Tyrrell: Curate your social media feed to cut through the lies

Eileen Tyrrell

Since the moment we each exited the womb, Gen Z has been putting up with a lot of complicated crap. 

See: pending world wars, the looming specter of climate change, national debt handed to us by our parents, the ramifications of late-stage capitalism…. Cheery, isn’t it? Of the conundrums facing my generation, though, the duplicitous nature of social media particularly stands out for its ability to create a pain that is at once shared and intensely personal. 

Our experiences on social media take shape and grow roots in our minds before we even realize they’re there, and then BAM — we’re saddled with body dysmorphia and depression. (I’m speaking here mainly of Instagram and other visual-heavy platforms, because no one likes seeing a person who has their life together on Twitter. Twitter is exclusively for gathering a live audience for the worst moments of your life.)

Like many other college-aged women, my relationship with social media is a mixed bag. I’m obsessed with it… and I also hate the way it makes me feel. One of the only decisions I have made within the last couple of years that actually makes me feel better about the time I spend on social media is to carefully curate who I am following, and therefore, what content I see. The second someone that I’m following posts something that makes me feel like garbage about my own body or life, they get cut. I don’t just eliminate the negative accounts, though; I seek out content that actively BOOSTS my mental health. And by FAR the account that has been most successful at that is an anonymous Instagram user with 86,700 followers and the username “@problematicfame.” 

What @problematicfame does is simple and powerful: She concisely, and respectfully, points out the ways in which celebrities have altered their appearance, whether via cosmetic surgery or photo editing. And, critically, she does so exclusively for celebrities that claim to have never altered their appearances in any way.

A recent example I found particularly compelling was a “then and now” post on Bella Hadid. (For those who don’t know, Bella Hadid is one of the most famous supermodels of our day. Her face makes millions of dollars for the most prestigious fashion houses in the world.) Hadid has always insisted that she has never had any work done on her face, but in @problematicfame’s side-by-side comparison of Hadid’s face now and from years ago, it is just so visually obvious that she has had work done that it becomes a little mind-boggling to think Hadid actually wants us to attribute those changes to makeup or puberty. Instead of ogling at how impossible and beautiful Bella Hadid’s face is, now I can look at it and see exactly how it was changed. @problematicfame cut through the lie in one graceful post.

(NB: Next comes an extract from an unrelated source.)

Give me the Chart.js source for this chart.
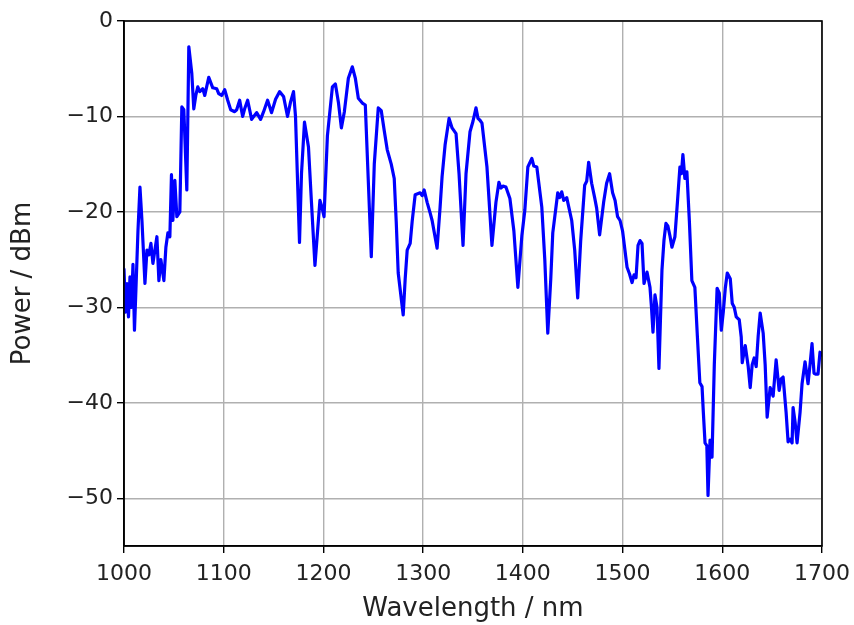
<!DOCTYPE html>
<html>
<head>
<meta charset="utf-8">
<script src="https://cdn.jsdelivr.net/npm/chart.js@4/dist/chart.umd.min.js"></script>
<style>
  html, body { margin: 0; padding: 0; background: #ffffff; }
  #wrap { width: 854px; height: 625px; }
</style>
</head>
<body>
<div id="wrap"><canvas id="c" width="854" height="625"></canvas></div>
<script>
// ---- data ----
const wavelength = [
  1000, 1001.5, 1003, 1004.5, 1006, 1007.5, 1009, 1010.5, 1012, 1014,
  1016, 1018, 1021, 1023, 1025, 1027, 1029, 1031, 1033, 1035,
  1037, 1040, 1042, 1044, 1046, 1047.6, 1049, 1051, 1053, 1056,
  1058, 1060, 1063, 1065, 1068, 1070, 1072, 1074, 1076, 1079,
  1081, 1085, 1089, 1093, 1095, 1098, 1101, 1104, 1107, 1111,
  1113, 1116, 1119, 1121, 1124, 1128, 1133, 1137, 1140, 1144,
  1148, 1152, 1156, 1160, 1164, 1167, 1170, 1172, 1176, 1178,
  1181, 1185, 1188, 1191.5, 1196.5, 1198.5, 1200.6, 1204, 1209, 1212,
  1215, 1218, 1221, 1225, 1229, 1232, 1235, 1239, 1242, 1248,
  1251, 1255, 1258, 1261, 1264, 1268, 1271, 1273, 1275, 1280,
  1282, 1284, 1287, 1289, 1292, 1297, 1299, 1301, 1304, 1307,
  1309, 1314, 1317, 1319, 1322, 1326, 1329, 1333, 1336, 1340,
  1343, 1347, 1350, 1353, 1355, 1357, 1359, 1364, 1369, 1373,
  1376, 1378, 1380, 1383, 1387, 1391, 1395, 1399, 1402, 1405,
  1409, 1411, 1414, 1419, 1422, 1425, 1428, 1430, 1435, 1437,
  1439, 1441, 1444, 1449, 1452, 1455, 1458, 1462, 1464, 1466,
  1469, 1472, 1474, 1477, 1481, 1484, 1487, 1490, 1492.5, 1495,
  1497.5, 1500, 1504.5, 1507, 1509.5, 1511.5, 1513.5, 1515.5, 1517.5, 1519.5,
  1521.5, 1524.5, 1527.5, 1529, 1530.5, 1532.5, 1534.5, 1536.5, 1539.5, 1541.5,
  1543.5, 1545.5, 1547.5, 1549.5, 1552.5, 1555, 1557.5, 1559, 1560.5, 1562.5,
  1564.5, 1567, 1569.5, 1572.5, 1575, 1577.5, 1579.7, 1581, 1582.7, 1584.5,
  1585.7, 1587.7, 1589.7, 1592, 1594.8, 1597, 1599, 1601, 1603, 1605,
  1608, 1610, 1612, 1614, 1617, 1619, 1620, 1623, 1626, 1628,
  1630, 1632, 1634, 1636, 1638, 1641, 1643, 1645, 1648, 1651,
  1654, 1657, 1659, 1661, 1664, 1666, 1668, 1670, 1671, 1673,
  1675, 1678, 1680, 1683, 1686, 1688, 1690, 1692, 1694, 1696,
  1698, 1700
];
const power = [
  -26, -30.5, -27.5, -31, -26.8, -30, -25.5, -32.4, -28, -22,
  -17.4, -20.9, -27.5, -24, -24.5, -23.3, -25.4, -24, -22.6, -27.2,
  -25, -27.2, -23.7, -22.2, -22.6, -16.1, -20.9, -16.7, -20.5, -20,
  -9, -9.3, -17.7, -2.7, -5.5, -9.2, -7.8, -6.9, -7.4, -7.1,
  -7.8, -5.9, -7, -7.1, -7.6, -7.8, -7.2, -8.3, -9.3, -9.5,
  -9.3, -8.3, -10, -9.2, -8.3, -10.3, -9.6, -10.3, -9.5, -8.3,
  -9.6, -8.2, -7.4, -7.9, -10, -8.5, -7.4, -10, -23.2, -16,
  -10.6, -13.2, -19, -25.6, -18.8, -19.5, -20.5, -12, -6.9, -6.6,
  -8.5, -11.2, -9.5, -6, -4.8, -6, -8.1, -8.6, -8.8, -24.7,
  -15, -9.1, -9.4, -11.5, -13.5, -15, -16.5, -21, -26.4, -30.8,
  -27, -24, -23.3, -21, -18.2, -18, -18.3, -17.7, -19, -20.1,
  -20.9, -23.8, -19.5, -16.3, -13, -10.2, -11.2, -11.8, -16, -23.5,
  -16, -11.6, -10.5, -9.1, -10.2, -10.4, -10.7, -15.3, -23.5, -19,
  -16.9, -17.5, -17.3, -17.4, -18.6, -22, -27.9, -22.5, -19.8, -15.3,
  -14.4, -15.2, -15.3, -19.5, -25, -32.7, -27, -22.2, -18, -18.5,
  -17.9, -18.8, -18.5, -20.9, -24, -29, -23, -17.2, -16.8, -14.8,
  -17, -18.5, -19.6, -22.4, -19, -17, -16, -18, -18.8, -20.5,
  -20.9, -22, -25.8, -26.5, -27.4, -26.6, -26.9, -23.5, -23, -23.3,
  -27.5, -26.3, -27.9, -30, -32.6, -28.7, -30, -36.4, -26.1, -23,
  -21.2, -21.5, -22.5, -23.7, -22.6, -19, -15.3, -16, -14, -16.5,
  -15.8, -21, -27.2, -27.9, -33, -37.9, -38.3, -41, -44.2, -44.5,
  -49.7, -43.9, -45.7, -36, -28, -28.5, -32.4, -30.5, -28, -26.4,
  -27, -29.6, -30, -31, -31.3, -33.1, -35.8, -34, -36.2, -38.4,
  -36, -35.3, -36.2, -33, -30.6, -32.7, -36, -41.5, -38.4, -39.3,
  -35.5, -38.7, -37.5, -37.3, -41, -44.1, -43.8, -44.2, -40.5, -42,
  -44.2, -41, -38, -35.7, -38, -36, -33.8, -36.9, -37, -37,
  -34.7, -35
];
const xTicks = [1000, 1100, 1200, 1300, 1400, 1500, 1600, 1700];
const yTicks = [0, -10, -20, -30, -40, -50];
const xTitle = 'Wavelength / nm';
const yTitle = 'Power / dBm';

// ---- chart ----
const points = wavelength.map((w, i) => ({ x: w, y: power[i] }));
const fmt = v => (v < 0 ? '\u2212' + Math.abs(v) : String(v));

const frame = {
  id: 'frame',
  afterDraw(chart) {
    const a = chart.chartArea, ctx = chart.ctx;
    ctx.save();
    ctx.strokeStyle = '#000';
    ctx.lineWidth = 1.6;
    ctx.strokeRect(a.left, a.top, a.right - a.left, a.bottom - a.top);
    ctx.restore();
  }
};

new Chart(document.getElementById('c'), {
  type: 'line',
  data: {
    datasets: [{
      data: points,
      borderColor: '#0000ff',
      borderWidth: 3.2,
      borderJoinStyle: 'round',
      borderCapStyle: 'round',
      pointRadius: 0,
      tension: 0,
      fill: false
    }]
  },
  options: {
    responsive: false,
    devicePixelRatio: 1,
    animation: false,
    events: [],
    layout: { padding: { top: 21, right: 32, bottom: 0, left: 0 } },
    plugins: { legend: { display: false }, tooltip: { enabled: false } },
    scales: {
      x: {
        type: 'linear',
        min: 1000, max: 1700,
        afterFit: s => { s.height = 79; s.paddingLeft = 0; s.paddingRight = 0; },
        afterBuildTicks: s => { s.ticks = xTicks.map(v => ({ value: v })); },
        grid: { color: '#b0b0b0', lineWidth: 1.4, tickColor: '#000', tickLength: 7, tickWidth: 1.4 },
        border: { display: true, color: '#000', width: 1.6 },
        ticks: { color: '#222', font: { family: 'DejaVu Sans', size: 22 }, padding: 8, maxRotation: 0, autoSkip: false, callback: v => String(v) },
        title: { display: true, text: xTitle, color: '#222', font: { family: 'DejaVu Sans', size: 26 }, padding: { top: 0, bottom: 0 } }
      },
      y: {
        type: 'linear',
        min: -55, max: 0,
        afterFit: s => { s.width = 124; s.paddingTop = 0; s.paddingBottom = 0; },
        afterBuildTicks: s => { s.ticks = yTicks.map(v => ({ value: v })); },
        grid: { color: '#b0b0b0', lineWidth: 1.4, tickColor: '#000', tickLength: 7, tickWidth: 1.4 },
        border: { display: true, color: '#000', width: 1.6 },
        ticks: { color: '#222', font: { family: 'DejaVu Sans', size: 22 }, padding: 4, autoSkip: false, callback: v => fmt(v) },
        title: { display: true, text: yTitle, color: '#222', font: { family: 'DejaVu Sans', size: 26 }, padding: { top: 8, bottom: 0 } }
      }
    }
  },
  plugins: [frame]
});
</script>
</body>
</html>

I want to make it clear that I don’t think there is anything inherently wrong with cosmetic surgery; everyone has a right to do what makes them feel most beautiful. But getting work done and lying about it, or using Photoshop to make yourself look slimmer and then posting that photo to thousands of impressionable followers, is different. Scientific evidence showing a correlation between media use and rates of eating disorders, depression and body dysmorphia is mounting, and considering the serious damage these diseases can have on young people, being able to cut through the lies is crucial.

Most of the women on @problematicfame are stunningly beautiful both before and after their alterations. Somehow, though, seeing those dissatisfactions even in the most objectively attractive people on the internet puts my own body image into perspective.

When I can look at a photo of a beautiful woman on Instagram and see the ways in which she has digitally edited or altered her appearance, it doesn’t take away from her beauty; it just dramatically reduces how much I compare myself to her. I realize that she isn’t flawless, after all; she isn’t even fully satisfied with her appearance, just like me. She is simply a human being.